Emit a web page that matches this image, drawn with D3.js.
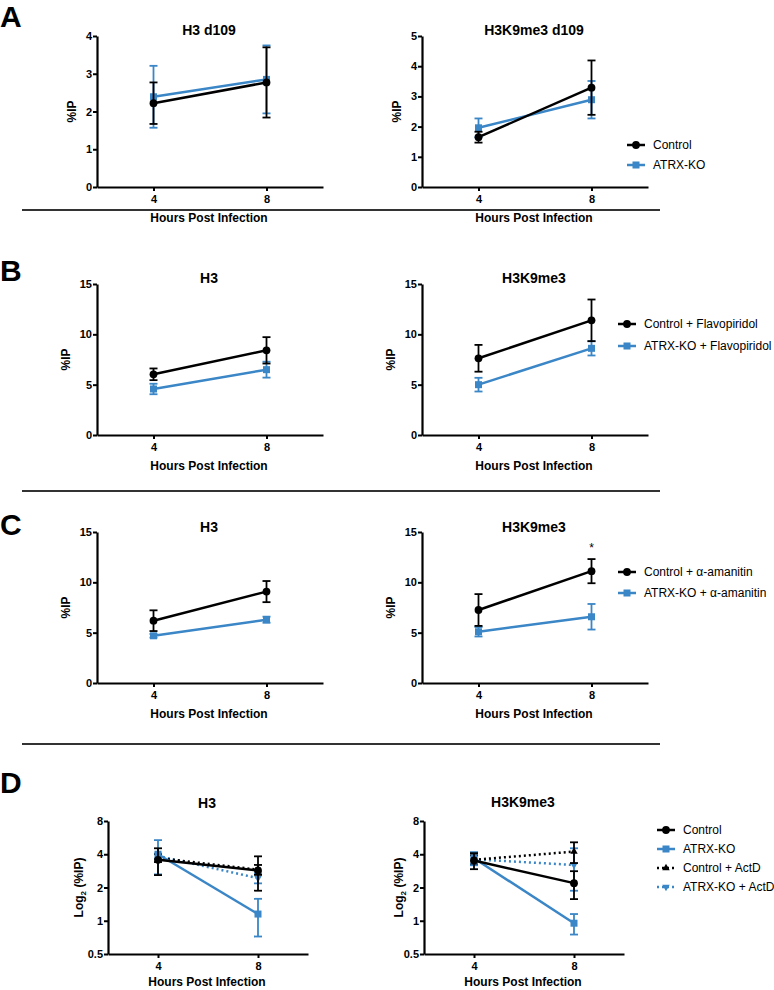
<!DOCTYPE html>
<html><head><meta charset="utf-8">
<script src="https://cdn.jsdelivr.net/npm/d3@7"></script>
<style>body{margin:0;background:#fff}</style>
</head><body><div id="chart"></div>
<script>
// ---------- DATA ----------
const hours = [4, 8];
const xTickLabels = ["4", "8"];

// A: d109
const aH3Control = [2.22, 2.77], aH3ControlSem = [0.55, 0.93];
const aH3Atrx = [2.39, 2.85], aH3AtrxSem = [0.82, 0.90];
const aK9Control = [1.65, 3.29], aK9ControlSem = [0.18, 0.90];
const aK9Atrx = [1.96, 2.89], aK9AtrxSem = [0.31, 0.62];
// B: Flavopiridol
const bH3Control = [6.03, 8.41], bH3ControlSem = [0.58, 1.31];
const bH3Atrx = [4.57, 6.49], bH3AtrxSem = [0.52, 0.79];
const bK9Control = [7.62, 11.39], bK9ControlSem = [1.33, 2.07];
const bK9Atrx = [5.00, 8.61], bK9AtrxSem = [0.68, 0.71];
// C: alpha-amanitin
const cH3Control = [6.19, 9.08], cH3ControlSem = [1.03, 1.05];
const cH3Atrx = [4.69, 6.29], cH3AtrxSem = [0.18, 0.30];
const cK9Control = [7.25, 11.11], cK9ControlSem = [1.58, 1.20];
const cK9Atrx = [5.09, 6.58], cK9AtrxSem = [0.47, 1.27];
// D: ActD (log2 axis)
const dH3Control = [3.56, 2.85], dH3ControlSem = [0.97, 0.98];
const dH3Atrx = [4.00, 1.15], dH3AtrxSem = [1.37, 0.43];
const dH3ControlActD = [3.70, 2.90], dH3ControlActDSem = [0.30, 0.30];
const dH3AtrxActD = [3.86, 2.43], dH3AtrxActDSem = [0.20, 0.25];
const dK9Control = [3.51, 2.19], dK9ControlSem = [0.58, 0.62];
const dK9Atrx = [3.68, 0.95], dK9AtrxSem = [0.50, 0.20];
const dK9ControlActD = [3.56, 4.23], dK9ControlActDSem = [0.35, 0.90];
const dK9AtrxActD = [3.60, 3.20], dK9AtrxActDSem = [0.30, 1.33];

const linTicks4 = [0, 1, 2, 3, 4];
const linTicks5 = [0, 1, 2, 3, 4, 5];
const linTicks15 = [0, 5, 10, 15];
const logTicks = [0.5, 1, 2, 4, 8];

const panelLetters = ["A", "B", "C", "D"];
const legendA = ["Control", "ATRX-KO"];
const legendB = ["Control + Flavopiridol", "ATRX-KO + Flavopiridol"];
const legendC = ["Control + \u03b1-amanitin", "ATRX-KO + \u03b1-amanitin"];
const legendD = ["Control", "ATRX-KO", "Control + ActD", "ATRX-KO + ActD"];

// ---------- STYLE ----------
const BLUE = "#3a86c6", BLACK = "#000";
const FONT = "'Liberation Sans', Arial, Helvetica, sans-serif";
const styles = {
  ctrl: {color: BLACK, marker: "circle", dash: null},
  atrx: {color: BLUE, marker: "square", dash: null},
  ctrlD: {color: BLACK, marker: "tri", dash: "2,3"},
  atrxD: {color: BLUE, marker: "triDown", dash: "2,3"}
};

const W = 774, H = 990;
const svg = d3.select("#chart").append("svg").attr("width", W).attr("height", H)
  .style("font-family", FONT);

function marker(g, type, color, cx, cy) {
  if (type === "circle") g.append("circle").attr("cx", cx).attr("cy", cy).attr("r", 3.9).attr("fill", color);
  else if (type === "square") g.append("rect").attr("x", cx - 3.5).attr("y", cy - 3.5).attr("width", 7).attr("height", 7).attr("fill", color);
  else {
    const sym = d3.symbol().type(d3.symbolTriangle).size(24);
    g.append("path").attr("d", sym()).attr("transform", `translate(${cx},${cy})${type === "triDown" ? " rotate(180)" : ""}`).attr("fill", color);
  }
}

function drawPanel(p) {
  const g = svg.append("g");
  const x = d3.scaleLinear().domain([2, 10]).range([p.x0, p.x1]);
  const y = (p.log ? d3.scaleLog().base(2) : d3.scaleLinear()).domain(p.yDomain).range([p.yBot, p.yTop]);

  const xa = g.append("g").attr("transform", `translate(0,${p.yBot})`)
    .call(d3.axisBottom(x).tickValues(hours).tickFormat((d, i) => xTickLabels[i]).tickSize(4).tickSizeOuter(0).tickPadding(4));
  const ya = g.append("g").attr("transform", `translate(${p.x0},0)`)
    .call(d3.axisLeft(y).tickValues(p.yTicks).tickFormat(d => String(d)).tickSize(4).tickSizeOuter(0).tickPadding(1));
  [xa, ya].forEach(a => {
    a.select(".domain").attr("stroke", "#000").attr("stroke-width", 2.2);
    a.selectAll(".tick line").attr("stroke", "#000").attr("stroke-width", 2);
    a.selectAll(".tick text").attr("font-family", FONT).attr("font-size", 11).attr("font-weight", "bold").attr("fill", "#000");
  });

  g.append("text").attr("x", (p.x0 + p.x1) / 2 - 1).attr("y", p.titleY).attr("text-anchor", "middle")
    .attr("font-size", 14).attr("font-weight", "bold").text(p.title);
  g.append("text").attr("x", (p.x0 + p.x1) / 2 - 1).attr("y", p.xlabY).attr("text-anchor", "middle")
    .attr("font-size", 12).attr("font-weight", "bold").text("Hours Post Infection");
  const yl = g.append("text").attr("transform", `translate(${p.ylabX},${(p.yTop + p.yBot) / 2}) rotate(-90)`)
    .attr("text-anchor", "middle").attr("font-size", 12).attr("font-weight", "bold");
  if (p.log) {
    yl.append("tspan").text("Log");
    yl.append("tspan").attr("font-size", 8).attr("dy", 3).text("2");
    yl.append("tspan").attr("dy", -3).text(" (%IP)");
  } else yl.text("%IP");

  p.series.forEach(s => {
    const st = styles[s.style];
    const pts = hours.map((h, i) => ({x: x(h), y: y(s.mean[i]), lo: y(s.mean[i] - s.sem[i]), hi: y(s.mean[i] + s.sem[i])}));
    pts.forEach(pt => {
      g.append("line").attr("x1", pt.x).attr("x2", pt.x).attr("y1", pt.lo).attr("y2", pt.hi).attr("stroke", st.color).attr("stroke-width", 1.8);
      [pt.lo, pt.hi].forEach(yy => g.append("line").attr("x1", pt.x - 4).attr("x2", pt.x + 4).attr("y1", yy).attr("y2", yy).attr("stroke", st.color).attr("stroke-width", 1.8));
    });
    g.append("path").attr("d", d3.line().x(d => d.x).y(d => d.y)(pts)).attr("fill", "none")
      .attr("stroke", st.color).attr("stroke-width", 2.5).attr("stroke-dasharray", st.dash);
    pts.forEach(pt => marker(g, st.marker, st.color, pt.x, pt.y));
  });

  if (p.star) {
    const s = p.series[p.star.series];
    const i = p.star.index;
    g.append("text").attr("x", x(hours[i])).attr("y", y(s.mean[i] + s.sem[i]) - 7).attr("text-anchor", "middle")
      .attr("font-size", 12).text("*");
  }
}

function drawLegend(names, keys, lx, ly, dy) {
  const g = svg.append("g");
  names.forEach((n, i) => {
    const st = styles[keys[i]];
    const yy = ly + i * dy;
    g.append("line").attr("x1", lx).attr("x2", lx + 18).attr("y1", yy).attr("y2", yy)
      .attr("stroke", st.color).attr("stroke-width", 2.5).attr("stroke-dasharray", st.dash);
    marker(g, st.marker, st.color, lx + 9, yy);
    g.append("text").attr("x", lx + 26).attr("y", yy + 4.3).attr("font-size", 12).text(n);
  });
}

const panels = [
  {title: "H3 d109", x0: 97, x1: 323, yTop: 36, yBot: 187, yDomain: [0, 4], yTicks: linTicks4, ylabX: 76, titleY: 35, xlabY: 222,
    series: [{mean: aH3Atrx, sem: aH3AtrxSem, style: "atrx"}, {mean: aH3Control, sem: aH3ControlSem, style: "ctrl"}]},
  {title: "H3K9me3 d109", x0: 422, x1: 648, yTop: 36, yBot: 187, yDomain: [0, 5], yTicks: linTicks5, ylabX: 401, titleY: 35, xlabY: 222,
    series: [{mean: aK9Atrx, sem: aK9AtrxSem, style: "atrx"}, {mean: aK9Control, sem: aK9ControlSem, style: "ctrl"}]},
  {title: "H3", x0: 97, x1: 323, yTop: 284, yBot: 435, yDomain: [0, 15], yTicks: linTicks15, ylabX: 70, titleY: 283, xlabY: 470,
    series: [{mean: bH3Atrx, sem: bH3AtrxSem, style: "atrx"}, {mean: bH3Control, sem: bH3ControlSem, style: "ctrl"}]},
  {title: "H3K9me3", x0: 422, x1: 648, yTop: 284, yBot: 435, yDomain: [0, 15], yTicks: linTicks15, ylabX: 395, titleY: 283, xlabY: 470,
    series: [{mean: bK9Atrx, sem: bK9AtrxSem, style: "atrx"}, {mean: bK9Control, sem: bK9ControlSem, style: "ctrl"}]},
  {title: "H3", x0: 97, x1: 323, yTop: 532, yBot: 683, yDomain: [0, 15], yTicks: linTicks15, ylabX: 70, titleY: 532, xlabY: 718,
    series: [{mean: cH3Atrx, sem: cH3AtrxSem, style: "atrx"}, {mean: cH3Control, sem: cH3ControlSem, style: "ctrl"}]},
  {title: "H3K9me3", x0: 422, x1: 648, yTop: 532, yBot: 683, yDomain: [0, 15], yTicks: linTicks15, ylabX: 395, titleY: 532, xlabY: 718,
    series: [{mean: cK9Atrx, sem: cK9AtrxSem, style: "atrx"}, {mean: cK9Control, sem: cK9ControlSem, style: "ctrl"}], star: {series: 1, index: 1}},
  {title: "H3", x0: 108, x1: 308, yTop: 821, yBot: 954, yDomain: [0.5, 8], yTicks: logTicks, log: true, ylabX: 83, titleY: 808, xlabY: 986,
    series: [{mean: dH3AtrxActD, sem: dH3AtrxActDSem, style: "atrxD"}, {mean: dH3ControlActD, sem: dH3ControlActDSem, style: "ctrlD"},
             {mean: dH3Atrx, sem: dH3AtrxSem, style: "atrx"}, {mean: dH3Control, sem: dH3ControlSem, style: "ctrl"}]},
  {title: "H3K9me3", x0: 424, x1: 624, yTop: 821, yBot: 954, yDomain: [0.5, 8], yTicks: logTicks, log: true, ylabX: 403, titleY: 807, xlabY: 986,
    series: [{mean: dK9AtrxActD, sem: dK9AtrxActDSem, style: "atrxD"}, {mean: dK9ControlActD, sem: dK9ControlActDSem, style: "ctrlD"},
             {mean: dK9Atrx, sem: dK9AtrxSem, style: "atrx"}, {mean: dK9Control, sem: dK9ControlSem, style: "ctrl"}]}
];
panels.forEach(drawPanel);

drawLegend(legendA, ["ctrl", "atrx"], 627, 145, 20);
drawLegend(legendB, ["ctrl", "atrx"], 618, 324, 22);
drawLegend(legendC, ["ctrl", "atrx"], 618, 572, 21);
drawLegend(legendD, ["ctrl", "atrx", "ctrlD", "atrxD"], 657, 830, 19);

const letterY = [27, 281, 535, 793];
panelLetters.forEach((l, i) => svg.append("text").attr("x", 0).attr("y", letterY[i])
  .attr("font-size", 30).attr("font-weight", "bold").text(l));

[210, 491, 744].forEach(yy => svg.append("line").attr("x1", 22).attr("x2", 660).attr("y1", yy).attr("y2", yy)
  .attr("stroke", "#333").attr("stroke-width", 1.8));
</script></body></html>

--- Task directions ---
Extract the lines exactly, please: the first line of the listing, the line with "const logTicks = [0.5, 1, 2, 4, 8];", and every line between them, but no pictures.

--- Answer below ---
Emit a web page that matches this image, drawn with D3.js.
<!DOCTYPE html>
<html><head><meta charset="utf-8">
<script src="https://cdn.jsdelivr.net/npm/d3@7"></script>
<style>body{margin:0;background:#fff}</style>
</head><body><div id="chart"></div>
<script>
// ---------- DATA ----------
const hours = [4, 8];
const xTickLabels = ["4", "8"];

// A: d109
const aH3Control = [2.22, 2.77], aH3ControlSem = [0.55, 0.93];
const aH3Atrx = [2.39, 2.85], aH3AtrxSem = [0.82, 0.90];
const aK9Control = [1.65, 3.29], aK9ControlSem = [0.18, 0.90];
const aK9Atrx = [1.96, 2.89], aK9AtrxSem = [0.31, 0.62];
// B: Flavopiridol
const bH3Control = [6.03, 8.41], bH3ControlSem = [0.58, 1.31];
const bH3Atrx = [4.57, 6.49], bH3AtrxSem = [0.52, 0.79];
const bK9Control = [7.62, 11.39], bK9ControlSem = [1.33, 2.07];
const bK9Atrx = [5.00, 8.61], bK9AtrxSem = [0.68, 0.71];
// C: alpha-amanitin
const cH3Control = [6.19, 9.08], cH3ControlSem = [1.03, 1.05];
const cH3Atrx = [4.69, 6.29], cH3AtrxSem = [0.18, 0.30];
const cK9Control = [7.25, 11.11], cK9ControlSem = [1.58, 1.20];
const cK9Atrx = [5.09, 6.58], cK9AtrxSem = [0.47, 1.27];
// D: ActD (log2 axis)
const dH3Control = [3.56, 2.85], dH3ControlSem = [0.97, 0.98];
const dH3Atrx = [4.00, 1.15], dH3AtrxSem = [1.37, 0.43];
const dH3ControlActD = [3.70, 2.90], dH3ControlActDSem = [0.30, 0.30];
const dH3AtrxActD = [3.86, 2.43], dH3AtrxActDSem = [0.20, 0.25];
const dK9Control = [3.51, 2.19], dK9ControlSem = [0.58, 0.62];
const dK9Atrx = [3.68, 0.95], dK9AtrxSem = [0.50, 0.20];
const dK9ControlActD = [3.56, 4.23], dK9ControlActDSem = [0.35, 0.90];
const dK9AtrxActD = [3.60, 3.20], dK9AtrxActDSem = [0.30, 1.33];

const linTicks4 = [0, 1, 2, 3, 4];
const linTicks5 = [0, 1, 2, 3, 4, 5];
const linTicks15 = [0, 5, 10, 15];
const logTicks = [0.5, 1, 2, 4, 8];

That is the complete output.